» **Task objective**
Extract every line that contains the word "React".
++++ Data section
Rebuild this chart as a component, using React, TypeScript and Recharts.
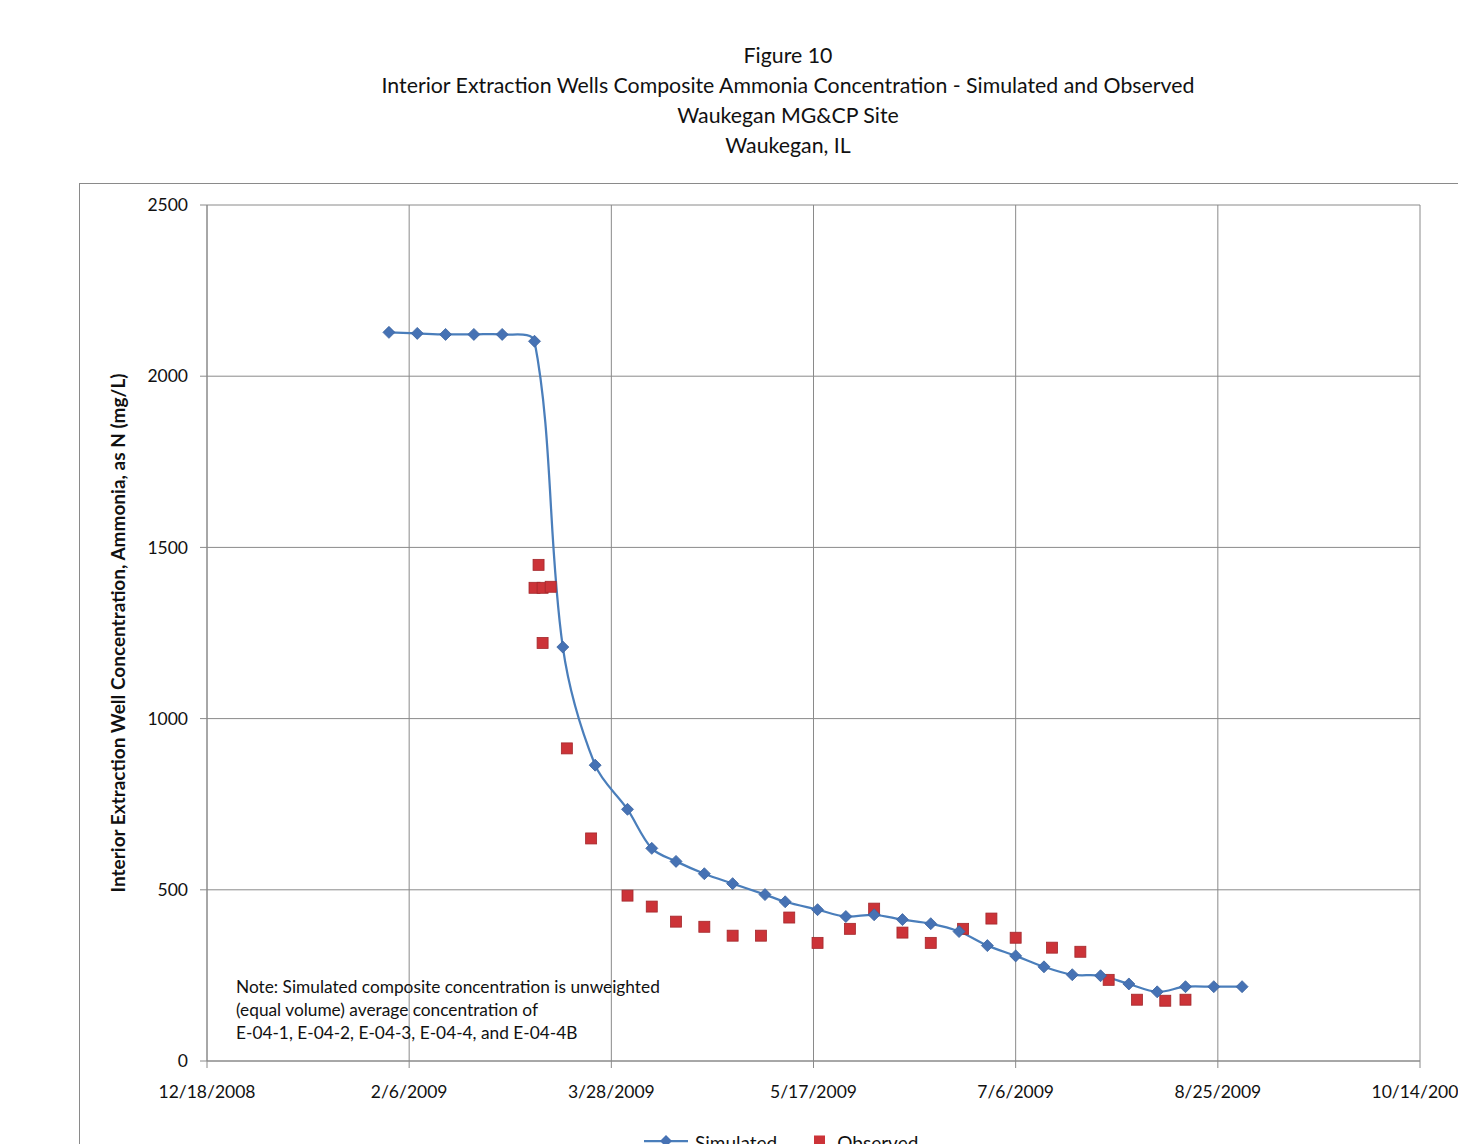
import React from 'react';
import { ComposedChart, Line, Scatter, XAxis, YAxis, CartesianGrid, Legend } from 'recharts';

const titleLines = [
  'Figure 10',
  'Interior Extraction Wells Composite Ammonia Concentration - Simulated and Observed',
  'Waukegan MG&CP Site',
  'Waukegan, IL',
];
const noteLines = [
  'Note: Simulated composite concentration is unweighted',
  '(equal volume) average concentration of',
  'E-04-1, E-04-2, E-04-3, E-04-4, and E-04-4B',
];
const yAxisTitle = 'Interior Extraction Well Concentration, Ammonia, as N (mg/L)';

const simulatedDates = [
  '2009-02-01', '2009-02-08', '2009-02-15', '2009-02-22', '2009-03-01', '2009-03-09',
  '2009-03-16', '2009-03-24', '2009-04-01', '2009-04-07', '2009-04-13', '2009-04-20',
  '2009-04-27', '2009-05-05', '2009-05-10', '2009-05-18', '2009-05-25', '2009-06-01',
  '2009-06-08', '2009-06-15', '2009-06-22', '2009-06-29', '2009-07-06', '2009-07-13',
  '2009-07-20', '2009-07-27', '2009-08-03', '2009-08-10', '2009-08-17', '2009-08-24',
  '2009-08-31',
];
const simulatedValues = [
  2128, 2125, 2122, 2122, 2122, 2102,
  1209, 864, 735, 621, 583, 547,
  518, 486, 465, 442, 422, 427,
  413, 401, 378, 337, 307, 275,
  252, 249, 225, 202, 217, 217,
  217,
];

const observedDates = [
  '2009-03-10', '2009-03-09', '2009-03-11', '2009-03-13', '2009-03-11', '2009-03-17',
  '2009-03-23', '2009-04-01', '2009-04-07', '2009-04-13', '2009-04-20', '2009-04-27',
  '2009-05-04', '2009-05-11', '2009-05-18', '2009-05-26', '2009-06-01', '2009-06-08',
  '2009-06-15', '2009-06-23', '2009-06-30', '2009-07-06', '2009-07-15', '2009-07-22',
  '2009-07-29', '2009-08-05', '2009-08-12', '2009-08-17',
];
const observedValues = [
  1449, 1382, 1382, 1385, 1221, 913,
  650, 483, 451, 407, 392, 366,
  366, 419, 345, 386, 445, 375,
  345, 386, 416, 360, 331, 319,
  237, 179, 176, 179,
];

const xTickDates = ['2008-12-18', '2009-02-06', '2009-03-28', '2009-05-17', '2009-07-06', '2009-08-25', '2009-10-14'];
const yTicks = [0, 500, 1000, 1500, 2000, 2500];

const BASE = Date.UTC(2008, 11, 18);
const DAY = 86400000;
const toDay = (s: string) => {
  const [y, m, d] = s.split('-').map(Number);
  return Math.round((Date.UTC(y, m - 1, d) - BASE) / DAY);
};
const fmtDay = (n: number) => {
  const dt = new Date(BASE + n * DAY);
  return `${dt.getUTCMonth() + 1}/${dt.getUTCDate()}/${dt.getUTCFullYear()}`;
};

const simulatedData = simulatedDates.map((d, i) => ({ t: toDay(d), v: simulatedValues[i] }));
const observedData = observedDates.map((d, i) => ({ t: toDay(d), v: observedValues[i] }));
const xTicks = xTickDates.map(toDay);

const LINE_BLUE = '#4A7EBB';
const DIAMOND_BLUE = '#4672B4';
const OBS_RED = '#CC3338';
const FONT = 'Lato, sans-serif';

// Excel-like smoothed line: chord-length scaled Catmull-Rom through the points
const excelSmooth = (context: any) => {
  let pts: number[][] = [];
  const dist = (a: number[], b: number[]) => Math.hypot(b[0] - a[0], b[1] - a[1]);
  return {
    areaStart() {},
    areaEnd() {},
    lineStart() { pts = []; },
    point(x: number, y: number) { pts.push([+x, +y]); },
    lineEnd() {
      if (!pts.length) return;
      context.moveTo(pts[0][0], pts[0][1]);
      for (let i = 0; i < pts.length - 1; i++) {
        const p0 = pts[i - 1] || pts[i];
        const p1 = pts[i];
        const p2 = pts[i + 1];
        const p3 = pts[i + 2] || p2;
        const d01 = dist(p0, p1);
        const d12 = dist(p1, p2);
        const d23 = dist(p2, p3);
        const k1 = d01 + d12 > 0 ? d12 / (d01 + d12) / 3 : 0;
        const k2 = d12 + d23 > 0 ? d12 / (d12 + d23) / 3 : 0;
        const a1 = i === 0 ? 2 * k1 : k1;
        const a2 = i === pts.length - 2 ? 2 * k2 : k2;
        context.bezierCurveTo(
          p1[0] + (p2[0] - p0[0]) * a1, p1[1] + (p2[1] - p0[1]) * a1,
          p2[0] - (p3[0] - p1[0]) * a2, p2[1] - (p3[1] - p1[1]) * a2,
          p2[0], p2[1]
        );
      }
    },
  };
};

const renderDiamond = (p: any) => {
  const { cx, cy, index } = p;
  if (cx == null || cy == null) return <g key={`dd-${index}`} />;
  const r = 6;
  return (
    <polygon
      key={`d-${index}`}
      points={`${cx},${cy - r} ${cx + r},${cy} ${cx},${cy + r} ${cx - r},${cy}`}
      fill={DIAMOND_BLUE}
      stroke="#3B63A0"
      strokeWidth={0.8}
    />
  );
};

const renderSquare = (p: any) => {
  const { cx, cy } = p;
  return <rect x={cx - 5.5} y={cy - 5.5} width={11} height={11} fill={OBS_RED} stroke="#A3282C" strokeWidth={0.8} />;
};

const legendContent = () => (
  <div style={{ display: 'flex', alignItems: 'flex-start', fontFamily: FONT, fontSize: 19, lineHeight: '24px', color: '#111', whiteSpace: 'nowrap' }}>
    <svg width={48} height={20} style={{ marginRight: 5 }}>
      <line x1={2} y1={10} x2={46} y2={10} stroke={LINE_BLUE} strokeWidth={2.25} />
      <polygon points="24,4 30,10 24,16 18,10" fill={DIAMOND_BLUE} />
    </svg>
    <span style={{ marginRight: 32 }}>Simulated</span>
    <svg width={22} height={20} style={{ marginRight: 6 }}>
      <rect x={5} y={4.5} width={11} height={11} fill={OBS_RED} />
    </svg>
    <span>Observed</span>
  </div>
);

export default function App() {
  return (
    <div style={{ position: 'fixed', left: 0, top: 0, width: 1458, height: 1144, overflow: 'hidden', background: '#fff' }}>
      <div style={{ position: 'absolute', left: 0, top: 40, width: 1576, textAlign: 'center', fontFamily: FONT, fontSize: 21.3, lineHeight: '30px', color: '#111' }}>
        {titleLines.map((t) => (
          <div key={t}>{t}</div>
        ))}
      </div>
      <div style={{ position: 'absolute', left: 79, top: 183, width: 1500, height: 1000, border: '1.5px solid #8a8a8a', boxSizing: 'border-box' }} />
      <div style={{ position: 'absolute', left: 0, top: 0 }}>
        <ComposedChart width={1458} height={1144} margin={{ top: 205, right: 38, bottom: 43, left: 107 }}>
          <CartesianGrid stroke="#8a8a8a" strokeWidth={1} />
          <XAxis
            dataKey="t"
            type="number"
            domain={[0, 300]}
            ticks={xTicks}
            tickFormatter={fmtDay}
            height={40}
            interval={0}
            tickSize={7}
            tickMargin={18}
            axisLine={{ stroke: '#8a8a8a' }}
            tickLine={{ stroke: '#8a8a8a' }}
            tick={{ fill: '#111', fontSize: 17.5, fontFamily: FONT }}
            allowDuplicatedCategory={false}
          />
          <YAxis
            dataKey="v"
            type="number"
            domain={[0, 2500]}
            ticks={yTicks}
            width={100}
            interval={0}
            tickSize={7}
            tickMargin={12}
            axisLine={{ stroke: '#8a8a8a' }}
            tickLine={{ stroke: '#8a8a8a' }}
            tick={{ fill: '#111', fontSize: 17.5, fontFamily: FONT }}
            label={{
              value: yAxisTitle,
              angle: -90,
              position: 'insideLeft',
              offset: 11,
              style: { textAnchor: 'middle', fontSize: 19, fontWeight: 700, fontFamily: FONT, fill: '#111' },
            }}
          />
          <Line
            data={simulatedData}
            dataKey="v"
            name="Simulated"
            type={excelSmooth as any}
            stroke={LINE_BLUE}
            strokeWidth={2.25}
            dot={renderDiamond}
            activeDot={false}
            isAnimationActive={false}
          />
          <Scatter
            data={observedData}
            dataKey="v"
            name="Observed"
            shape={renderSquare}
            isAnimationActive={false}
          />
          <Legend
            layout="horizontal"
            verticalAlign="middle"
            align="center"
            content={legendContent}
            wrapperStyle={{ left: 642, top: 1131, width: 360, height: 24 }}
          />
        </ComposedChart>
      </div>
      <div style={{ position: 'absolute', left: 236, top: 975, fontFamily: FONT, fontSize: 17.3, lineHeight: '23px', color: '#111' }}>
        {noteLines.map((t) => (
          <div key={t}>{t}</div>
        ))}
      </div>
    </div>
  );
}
++++++++
» **Exercise output**
Rebuild this chart as a component, using React, TypeScript and Recharts.
import React from 'react';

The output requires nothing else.